STATED TASK –
Your job is to retype all of the data word for word, leaving every image out.

***** DATA RECORDS

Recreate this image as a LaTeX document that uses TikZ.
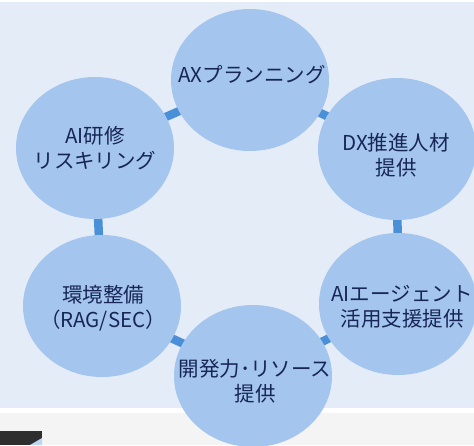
\documentclass[tikz,border=0pt]{standalone}
\usepackage{fontspec}
\newfontfamily\jp{Noto Sans CJK JP}
\usetikzlibrary{shapes.geometric}
\definecolor{bgblue}{HTML}{E4ECF8}
\definecolor{cfill}{HTML}{A4C5ED}
\definecolor{lnblue}{HTML}{4A90D9}
\definecolor{txt}{HTML}{172657}
\definecolor{lowgray}{HTML}{F4F4F4}
\pgfdeclarelayer{bglayer}
\pgfdeclarelayer{lnlayer}
\pgfsetlayers{bglayer,lnlayer,main}
\begin{document}
\begin{tikzpicture}[x=1pt,y=-1pt,
  bubble/.style={ellipse,fill=cfill,draw=none,minimum width=158pt,minimum height=142pt,inner sep=0pt},
  label/.style={font=\jp\fontsize{20.5}{25}\selectfont,text=txt,align=center,inner sep=0pt},
  link/.style={draw=lnblue,line width=8.5pt}]
\useasboundingbox (0,0) rectangle (474,445);
\begin{pgfonlayer}{bglayer}
  \fill[white] (0,0) rectangle (474,445);
  \fill[bgblue] (0,2) rectangle (474,408);
  \fill[lowgray] (0,413) rectangle (474,445);
  \fill[black!82] (0,431) rectangle (42,445);
  \fill[cfill!70!white] (30,445) -- (42,438) -- (42,445) -- cycle;
\end{pgfonlayer}
\node[bubble] (ax) at (250,80) {};
\node[bubble] (dx) at (397,149) {};
\node[bubble] (agent) at (398,304) {};
\node[bubble] (dev) at (253,376) {};
\node[bubble] (env) at (102,306) {};
\node[bubble] (edu) at (95,148) {};
\begin{pgfonlayer}{lnlayer}
  \draw[link] (ax.center) -- (dx.center);
  \draw[link] (dx.center) -- (agent.center);
  \draw[link] (agent.center) -- (dev.center);
  \draw[link] (dev.center) -- (env.center);
  \draw[link] (env.center) -- (edu.center);
  \draw[link] (edu.center) -- (ax.center);
\end{pgfonlayer}
\node[label] (tax) at (252,75) {AXプランニング};
\node[label] (tdx) at (396,155) {DX推進人材\\提供};
\node[label] (tagent) at (402,307) {AIエージェント\\活用支援提供};
\node[label] (tdev) at (255,381) {開発力･リソース\\提供};
\node[label] (tenv) at (103,308) {環境整備\\（RAG/SEC）};
\node[label] (tedu) at (95,148) {AI研修\\リスキリング};
\end{tikzpicture}
\end{document}
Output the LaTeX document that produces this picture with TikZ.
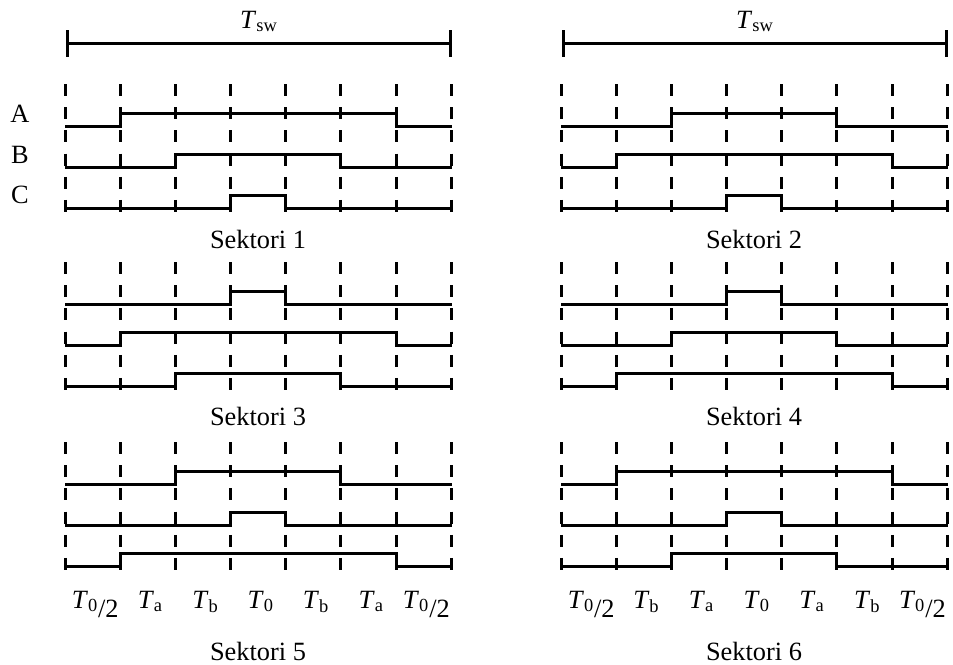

**********

SOLUTION –
Recreate this image as a LaTeX document that uses TikZ.
\documentclass[tikz,border=0pt]{standalone}
\usepackage{fontspec}
\newfontfamily\jp{Noto Sans CJK JP}
\usetikzlibrary{shapes.geometric}
\definecolor{bgblue}{HTML}{E4ECF8}
\definecolor{cfill}{HTML}{A4C5ED}
\definecolor{lnblue}{HTML}{4A90D9}
\definecolor{txt}{HTML}{172657}
\definecolor{lowgray}{HTML}{F4F4F4}
\pgfdeclarelayer{bglayer}
\pgfdeclarelayer{lnlayer}
\pgfsetlayers{bglayer,lnlayer,main}
\begin{document}
\begin{tikzpicture}[x=1pt,y=-1pt,
  bubble/.style={ellipse,fill=cfill,draw=none,minimum width=158pt,minimum height=142pt,inner sep=0pt},
  label/.style={font=\jp\fontsize{20.5}{25}\selectfont,text=txt,align=center,inner sep=0pt},
  link/.style={draw=lnblue,line width=8.5pt}]
\useasboundingbox (0,0) rectangle (474,445);
\begin{pgfonlayer}{bglayer}
  \fill[white] (0,0) rectangle (474,445);
  \fill[bgblue] (0,2) rectangle (474,408);
  \fill[lowgray] (0,413) rectangle (474,445);
  \fill[black!82] (0,431) rectangle (42,445);
  \fill[cfill!70!white] (30,445) -- (42,438) -- (42,445) -- cycle;
\end{pgfonlayer}
\node[bubble] (ax) at (250,80) {};
\node[bubble] (dx) at (397,149) {};
\node[bubble] (agent) at (398,304) {};
\node[bubble] (dev) at (253,376) {};
\node[bubble] (env) at (102,306) {};
\node[bubble] (edu) at (95,148) {};
\begin{pgfonlayer}{lnlayer}
  \draw[link] (ax.center) -- (dx.center);
  \draw[link] (dx.center) -- (agent.center);
  \draw[link] (agent.center) -- (dev.center);
  \draw[link] (dev.center) -- (env.center);
  \draw[link] (env.center) -- (edu.center);
  \draw[link] (edu.center) -- (ax.center);
\end{pgfonlayer}
\node[label] (tax) at (252,75) {AXプランニング};
\node[label] (tdx) at (396,155) {DX推進人材\\提供};
\node[label] (tagent) at (402,307) {AIエージェント\\活用支援提供};
\node[label] (tdev) at (255,381) {開発力･リソース\\提供};
\node[label] (tenv) at (103,308) {環境整備\\（RAG/SEC）};
\node[label] (tedu) at (95,148) {AI研修\\リスキリング};
\end{tikzpicture}
\end{document}
Output the LaTeX document that produces this picture with TikZ.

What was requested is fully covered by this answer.